On Wednesday 09th March, the oil prices did a sharp turnaround falling by $15/bbl in the Brent market to $112/bbl. It had recently touched a peak price of $138/bbl and has fallen sharply. On Wednesday, the big trigger for the oil price fall came from the UAE. With oil at nearly historic high levels, UAE and to a lesser extent Saudi Arabia are in favour of increasingly production to make the most of spare capacity. In fact, UAE became the first OPEC+ member to call for more production. Analysts expect oil to bounce back.
Union Cabinet approved the creation of National Land Monetization Corporation (NLMC), which will hold and monetise surplus real estate assets of government departments and PSUs. This will specifically refer to those PSUs that are either being privatised or shut down. The NLMC will be an SPV with a paid up capital of Rs.150 crore. This is expected to help the government earn substantial revenues. For post PSUs holding surplus real estate assets, it is an idle asset that is underutilized. Modalities are yet to be worked out.
With gold surging nearly 18% since the start of 2022 amidst the Ukraine crisis, Goldman Sachs has come out with an aggressive gold price target of $2,500/oz by end of 2022. That implies 25% upside on top of an 18% appreciation already seen since the start of the year. Global uncertainty has already led to inflow of 300 tonnes of gold into gold ETFs this year. Ironically, Goldman Sachs also believes that the traditional inverse relationship between gold and interest rates may break and gold may rise even amidst rising rates.
As oil prices soared close to an all-time high, the market cap of Saudi Aramco is inching closer to that of Apple. The recent rally in crude prices have resulted in the market cap of Saudi Aramco touching $2.3 trillion, almost within reach of Apple’s $2.6 trillion market cap. The stock price of Aramco has rallied 15% in less than 3 months, even as the stock of Apple fell by 11% since Jan-22 amidst a broad market selloff. Globally, there is a sudden sentiment shift among fund managers as the big long trade is in commodities.
For Feb-22, equity fund flows remained robust at Rs.19,705 crore. This marks the 12th consecutive month of inflows into equity mutual funds. That has been one of the key reasons for domestic mutual funds buying stocks aggressively even as FPIs have been selling. All the eleven categories of equity funds saw net inflows; with flexi-cap and sectoral funds being the pick of the lot. SIP flows for Feb-22 were robust at Rs.11,438 crore, just a tad lower than January. However, overall AUM fell in sync with the falling indices.

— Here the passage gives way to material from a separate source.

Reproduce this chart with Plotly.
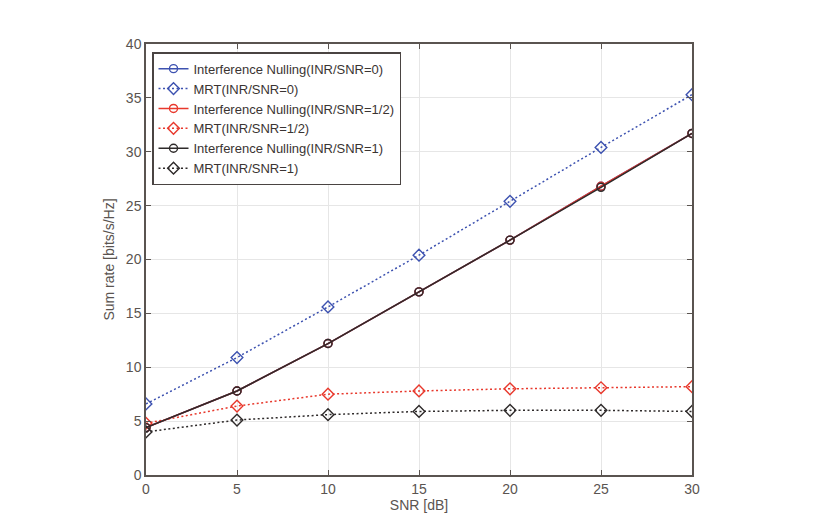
import plotly.graph_objects as go

snr = [0, 5, 10, 15, 20, 25, 30]
in_0 = [4.4, 7.8, 12.2, 17.0, 21.8, 26.8, 31.7]
mrt_0 = [6.6, 10.9, 15.6, 20.4, 25.4, 30.4, 35.3]
in_half = [4.4, 7.8, 12.2, 17.0, 21.8, 26.8, 31.7]
mrt_half = [4.8, 6.4, 7.5, 7.8, 8.0, 8.1, 8.2]
in_1 = [4.4, 7.8, 12.2, 17.0, 21.8, 26.7, 31.7]
mrt_1 = [4.0, 5.1, 5.6, 5.9, 6.0, 6.0, 5.9]

names = [
    "Interference Nulling(INR/SNR=0)",
    "MRT(INR/SNR=0)",
    "Interference Nulling(INR/SNR=1/2)",
    "MRT(INR/SNR=1/2)",
    "Interference Nulling(INR/SNR=1)",
    "MRT(INR/SNR=1)",
]

BLUE = "#3d52b0"
RED = "#e8382c"
BLACK = "#2e2a2a"

series = [
    (in_0, BLUE, "solid", "circle-open"),
    (mrt_0, BLUE, "2px,2.5px", "diamond-open"),
    (in_half, RED, "solid", "circle-open"),
    (mrt_half, RED, "2px,2.5px", "diamond-open"),
    (in_1, BLACK, "solid", "circle-open"),
    (mrt_1, BLACK, "2px,2.5px", "diamond-open"),
]

fig = go.Figure()
for (ys, col, dash, sym), nm in zip(series, names):
    fig.add_trace(go.Scatter(
        x=snr, y=ys, name=nm, mode="lines+markers",
        line=dict(color=col, dash=dash, width=1.5),
        marker=dict(symbol=sym, size=8 if sym == "circle-open" else 9,
                    color=col, line=dict(width=1.4, color=col)),
    ))

FONT = "Liberation Sans, Arial, sans-serif"
axis_common = dict(
    showgrid=True, gridcolor="#e6e6e6", gridwidth=1,
    showline=True, linecolor="#5a5450", linewidth=1.5, mirror="ticks",
    ticks="inside", ticklen=5, tickcolor="#5a5450", tickwidth=1,
    zeroline=False,
    tickfont=dict(family=FONT, size=14, color="#5a5450"),
    title_font=dict(family=FONT, size=14, color="#5a5450"),
)

fig.update_xaxes(range=[0, 30], tickvals=[0, 5, 10, 15, 20, 25, 30],
                 title_text="SNR [dB]", title_standoff=3, **axis_common)
fig.update_yaxes(range=[0, 40], tickvals=[0, 5, 10, 15, 20, 25, 30, 35, 40],
                 title_text="Sum rate [bits/s/Hz]", title_standoff=8, **axis_common)

fig.update_layout(
    width=825, height=532,
    margin=dict(l=138, r=141, t=36, b=65),
    paper_bgcolor="white", plot_bgcolor="white",
    showlegend=True,
    legend=dict(
        x=0.011, y=0.981, xanchor="left", yanchor="top",
        bgcolor="white", bordercolor="#4a4442", borderwidth=1.5,
        font=dict(family=FONT, size=13, color="#3a3432"),
        tracegroupgap=0, itemwidth=30,
    ),
)

fig.write_html("out.html")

The Employees Provident Fund Organisation (EPFO) liquidated Rs.12,785 crore of equity ETF investments. The capital gains of Rs.5,529 crore so earned will be used for FY22 EPF interest pay-out. EPFO sold the investments it had made in 2017. It remains to be seen what is the interest rate that the EPFO announces for FY22. The current norm is that EPFO invests 85% of annual accruals in debt and 15% in equity ETFs. This marks the fourth equity ETF redemption by EPFO. Capital gains were lower than the EPFO projection.
PNB Housing Finance, which made an abortive bid to raise Rs.4,000 crore via placement of shares to Carlyle last year, is back in the market to raise funds. The board of PNB Housing approved raising Rs.2,500 crore by issuing equity on a rights basis. It is yet to finalize the finer aspects of the issue like the issue price, rights entitlement ratio and record date, which etc will be finalized in the days to come. The stock of PNB Housing Finance closed tad higher at Rs.418, but has fallen sharply from the 2021 euphoria peak.
Tyre manufacturers continue to struggle amidst rising input cost inflation and despite a 15% price hike in the last one year. Raw material consumption cost for tyre industry rose over 22% yoy. In FY22, tyre prices were raised in the range of 12-15% but that has still not been sufficient. To maintain margins, tyre stocks will have to raise prices by another 6-8% in the replacement segment. Even the demand for tyres were muted in the first two months of 2022 due to tepid auto output. Most tyre stocks have fallen 10% to 25%.